* [What you will do] Within the records that follow, restate exactly the lines from the line with "Recreate this image" down to the line with "import seaborn as sns", including both. Omit the pictures.

[Items from a dataset]
━━━━━━━━

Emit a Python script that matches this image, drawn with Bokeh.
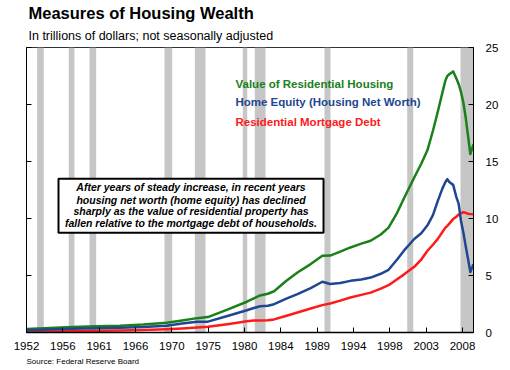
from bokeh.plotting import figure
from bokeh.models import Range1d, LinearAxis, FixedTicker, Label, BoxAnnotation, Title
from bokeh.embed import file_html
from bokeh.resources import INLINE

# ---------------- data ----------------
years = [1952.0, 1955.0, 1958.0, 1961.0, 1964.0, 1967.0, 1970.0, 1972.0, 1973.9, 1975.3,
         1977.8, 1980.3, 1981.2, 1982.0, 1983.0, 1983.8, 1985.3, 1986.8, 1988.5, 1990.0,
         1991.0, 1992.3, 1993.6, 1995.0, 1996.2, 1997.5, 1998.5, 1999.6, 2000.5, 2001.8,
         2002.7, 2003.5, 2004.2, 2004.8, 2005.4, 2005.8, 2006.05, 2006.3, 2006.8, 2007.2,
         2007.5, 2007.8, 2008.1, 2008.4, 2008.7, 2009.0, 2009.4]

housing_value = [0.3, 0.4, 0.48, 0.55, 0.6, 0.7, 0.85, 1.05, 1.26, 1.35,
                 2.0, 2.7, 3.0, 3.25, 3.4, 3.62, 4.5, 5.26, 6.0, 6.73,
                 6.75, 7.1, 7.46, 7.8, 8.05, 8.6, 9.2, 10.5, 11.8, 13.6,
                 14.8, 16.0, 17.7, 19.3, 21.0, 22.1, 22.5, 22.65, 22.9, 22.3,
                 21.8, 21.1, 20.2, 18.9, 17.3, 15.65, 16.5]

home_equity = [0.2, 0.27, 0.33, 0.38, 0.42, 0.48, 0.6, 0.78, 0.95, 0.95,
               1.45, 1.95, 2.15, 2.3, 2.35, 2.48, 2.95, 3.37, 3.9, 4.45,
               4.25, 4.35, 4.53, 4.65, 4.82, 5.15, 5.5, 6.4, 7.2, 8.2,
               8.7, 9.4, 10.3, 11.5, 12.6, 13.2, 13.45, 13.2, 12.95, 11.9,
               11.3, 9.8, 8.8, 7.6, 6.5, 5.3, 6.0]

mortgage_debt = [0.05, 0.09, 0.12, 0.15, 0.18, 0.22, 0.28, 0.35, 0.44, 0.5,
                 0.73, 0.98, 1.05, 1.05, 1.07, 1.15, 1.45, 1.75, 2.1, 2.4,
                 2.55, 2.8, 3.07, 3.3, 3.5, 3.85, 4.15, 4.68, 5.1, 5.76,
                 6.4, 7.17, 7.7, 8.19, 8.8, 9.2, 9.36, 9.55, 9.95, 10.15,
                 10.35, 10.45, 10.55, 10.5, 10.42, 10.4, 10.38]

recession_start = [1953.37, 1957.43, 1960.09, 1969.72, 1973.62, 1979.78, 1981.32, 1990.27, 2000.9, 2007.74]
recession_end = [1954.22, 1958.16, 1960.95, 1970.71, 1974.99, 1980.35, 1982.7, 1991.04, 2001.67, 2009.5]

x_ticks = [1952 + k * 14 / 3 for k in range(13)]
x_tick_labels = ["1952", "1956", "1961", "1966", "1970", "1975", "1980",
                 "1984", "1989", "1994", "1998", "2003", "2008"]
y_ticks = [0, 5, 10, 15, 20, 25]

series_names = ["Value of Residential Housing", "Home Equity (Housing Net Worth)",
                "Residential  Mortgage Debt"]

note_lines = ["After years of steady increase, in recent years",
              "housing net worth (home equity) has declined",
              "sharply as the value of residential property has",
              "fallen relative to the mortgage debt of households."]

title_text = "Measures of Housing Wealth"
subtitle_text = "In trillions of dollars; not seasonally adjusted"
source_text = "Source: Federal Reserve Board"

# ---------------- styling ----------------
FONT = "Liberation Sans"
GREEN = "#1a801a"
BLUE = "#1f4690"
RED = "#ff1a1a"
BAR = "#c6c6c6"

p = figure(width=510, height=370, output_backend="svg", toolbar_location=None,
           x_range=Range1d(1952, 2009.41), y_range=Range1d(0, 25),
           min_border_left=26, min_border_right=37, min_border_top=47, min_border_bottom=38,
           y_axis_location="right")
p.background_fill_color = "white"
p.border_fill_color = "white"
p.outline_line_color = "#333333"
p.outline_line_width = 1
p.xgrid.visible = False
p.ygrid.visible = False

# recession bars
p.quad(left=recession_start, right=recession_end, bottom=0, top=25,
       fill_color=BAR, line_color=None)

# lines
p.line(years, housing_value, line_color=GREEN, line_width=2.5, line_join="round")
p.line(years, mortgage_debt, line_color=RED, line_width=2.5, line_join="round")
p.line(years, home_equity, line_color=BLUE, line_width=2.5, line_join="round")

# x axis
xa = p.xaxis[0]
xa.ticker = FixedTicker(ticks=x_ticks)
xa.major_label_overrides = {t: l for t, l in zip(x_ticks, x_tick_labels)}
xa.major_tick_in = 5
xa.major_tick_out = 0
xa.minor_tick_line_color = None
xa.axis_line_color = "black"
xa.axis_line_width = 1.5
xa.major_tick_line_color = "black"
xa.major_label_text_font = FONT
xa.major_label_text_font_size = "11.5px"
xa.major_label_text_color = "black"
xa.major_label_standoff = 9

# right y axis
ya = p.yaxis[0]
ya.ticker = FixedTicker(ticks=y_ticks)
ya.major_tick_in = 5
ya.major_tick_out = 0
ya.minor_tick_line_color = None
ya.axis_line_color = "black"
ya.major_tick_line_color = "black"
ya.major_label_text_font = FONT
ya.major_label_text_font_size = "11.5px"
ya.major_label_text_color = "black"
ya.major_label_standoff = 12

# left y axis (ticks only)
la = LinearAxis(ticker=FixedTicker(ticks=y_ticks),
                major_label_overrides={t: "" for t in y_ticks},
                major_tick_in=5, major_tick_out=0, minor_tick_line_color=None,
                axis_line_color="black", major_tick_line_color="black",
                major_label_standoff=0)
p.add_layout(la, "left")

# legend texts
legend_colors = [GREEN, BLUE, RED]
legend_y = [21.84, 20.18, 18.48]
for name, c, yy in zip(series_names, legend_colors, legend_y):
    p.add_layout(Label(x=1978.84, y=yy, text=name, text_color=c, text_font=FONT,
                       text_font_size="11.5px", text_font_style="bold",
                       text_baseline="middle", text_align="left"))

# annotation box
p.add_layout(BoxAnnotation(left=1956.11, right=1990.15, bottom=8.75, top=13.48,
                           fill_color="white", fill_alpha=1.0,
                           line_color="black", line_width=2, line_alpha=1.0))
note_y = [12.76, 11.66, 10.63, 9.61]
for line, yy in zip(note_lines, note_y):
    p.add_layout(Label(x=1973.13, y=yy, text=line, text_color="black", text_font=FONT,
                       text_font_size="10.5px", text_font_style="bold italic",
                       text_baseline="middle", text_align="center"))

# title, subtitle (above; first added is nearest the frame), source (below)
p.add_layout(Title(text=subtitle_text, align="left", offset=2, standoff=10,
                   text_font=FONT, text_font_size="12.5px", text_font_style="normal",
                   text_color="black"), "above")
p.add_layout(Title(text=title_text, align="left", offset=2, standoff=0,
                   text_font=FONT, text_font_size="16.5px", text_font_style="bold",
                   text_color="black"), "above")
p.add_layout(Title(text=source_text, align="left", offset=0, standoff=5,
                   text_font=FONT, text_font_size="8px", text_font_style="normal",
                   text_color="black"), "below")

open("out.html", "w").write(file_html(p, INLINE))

━━━━━━━━

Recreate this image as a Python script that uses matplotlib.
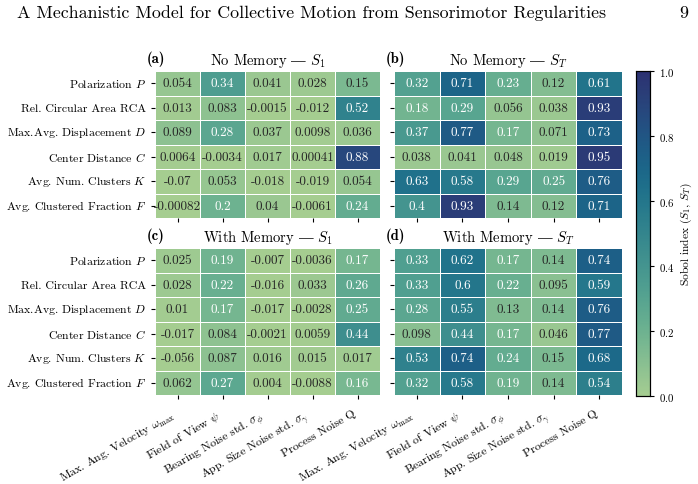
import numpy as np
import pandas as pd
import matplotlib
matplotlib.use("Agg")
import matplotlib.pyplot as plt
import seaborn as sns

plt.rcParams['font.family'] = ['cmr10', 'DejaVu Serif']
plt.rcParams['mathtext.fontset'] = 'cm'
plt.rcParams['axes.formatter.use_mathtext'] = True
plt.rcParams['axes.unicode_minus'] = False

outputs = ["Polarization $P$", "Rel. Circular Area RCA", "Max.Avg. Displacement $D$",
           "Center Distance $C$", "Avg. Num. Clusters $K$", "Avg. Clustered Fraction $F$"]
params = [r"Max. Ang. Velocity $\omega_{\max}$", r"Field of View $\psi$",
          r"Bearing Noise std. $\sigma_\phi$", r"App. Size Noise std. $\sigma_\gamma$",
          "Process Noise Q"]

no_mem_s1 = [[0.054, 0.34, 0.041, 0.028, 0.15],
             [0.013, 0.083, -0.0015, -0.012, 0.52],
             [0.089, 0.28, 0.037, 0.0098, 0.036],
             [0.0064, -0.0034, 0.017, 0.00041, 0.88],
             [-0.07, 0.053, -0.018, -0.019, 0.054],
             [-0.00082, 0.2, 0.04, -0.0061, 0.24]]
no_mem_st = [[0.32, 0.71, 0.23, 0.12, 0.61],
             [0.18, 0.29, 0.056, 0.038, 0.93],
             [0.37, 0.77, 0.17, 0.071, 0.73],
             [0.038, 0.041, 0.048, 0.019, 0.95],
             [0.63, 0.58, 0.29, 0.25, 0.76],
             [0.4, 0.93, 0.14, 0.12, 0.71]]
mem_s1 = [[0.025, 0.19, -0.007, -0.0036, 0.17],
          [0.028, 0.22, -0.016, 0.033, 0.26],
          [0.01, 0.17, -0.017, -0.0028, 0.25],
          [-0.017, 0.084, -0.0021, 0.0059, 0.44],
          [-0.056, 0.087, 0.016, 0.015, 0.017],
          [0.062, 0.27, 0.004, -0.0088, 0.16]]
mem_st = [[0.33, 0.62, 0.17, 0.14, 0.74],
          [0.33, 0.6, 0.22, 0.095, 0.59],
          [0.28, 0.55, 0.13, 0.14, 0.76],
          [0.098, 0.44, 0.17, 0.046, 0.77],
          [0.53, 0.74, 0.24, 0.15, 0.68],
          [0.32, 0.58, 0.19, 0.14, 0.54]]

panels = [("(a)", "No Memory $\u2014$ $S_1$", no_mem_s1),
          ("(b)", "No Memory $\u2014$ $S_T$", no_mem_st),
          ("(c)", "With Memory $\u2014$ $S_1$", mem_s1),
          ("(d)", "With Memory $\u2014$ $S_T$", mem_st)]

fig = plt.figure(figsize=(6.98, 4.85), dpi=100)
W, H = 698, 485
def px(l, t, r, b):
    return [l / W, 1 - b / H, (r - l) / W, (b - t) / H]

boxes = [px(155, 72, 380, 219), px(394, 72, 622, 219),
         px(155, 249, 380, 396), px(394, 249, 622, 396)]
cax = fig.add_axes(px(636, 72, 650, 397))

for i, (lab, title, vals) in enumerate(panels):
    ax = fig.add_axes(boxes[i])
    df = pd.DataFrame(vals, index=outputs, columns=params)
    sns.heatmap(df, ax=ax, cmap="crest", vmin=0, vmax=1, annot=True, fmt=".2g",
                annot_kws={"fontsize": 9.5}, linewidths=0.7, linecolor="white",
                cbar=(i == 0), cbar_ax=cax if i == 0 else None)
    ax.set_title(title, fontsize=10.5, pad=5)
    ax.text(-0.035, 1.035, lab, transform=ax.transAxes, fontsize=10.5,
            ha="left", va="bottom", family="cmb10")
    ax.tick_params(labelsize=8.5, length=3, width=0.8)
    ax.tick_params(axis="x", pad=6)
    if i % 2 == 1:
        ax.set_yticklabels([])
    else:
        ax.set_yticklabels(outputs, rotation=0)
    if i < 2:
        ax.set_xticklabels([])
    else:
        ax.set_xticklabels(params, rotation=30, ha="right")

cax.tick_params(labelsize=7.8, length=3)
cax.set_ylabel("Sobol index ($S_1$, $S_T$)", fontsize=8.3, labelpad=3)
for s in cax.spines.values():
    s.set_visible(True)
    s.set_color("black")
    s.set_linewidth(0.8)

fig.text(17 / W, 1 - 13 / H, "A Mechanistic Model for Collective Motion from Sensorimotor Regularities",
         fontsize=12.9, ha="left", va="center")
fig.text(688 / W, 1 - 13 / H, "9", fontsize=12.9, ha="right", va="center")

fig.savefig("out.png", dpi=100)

━━━━━━━━

* [Exercise answer]
Recreate this image as a Python script that uses matplotlib.
import numpy as np
import pandas as pd
import matplotlib
matplotlib.use("Agg")
import matplotlib.pyplot as plt
import seaborn as sns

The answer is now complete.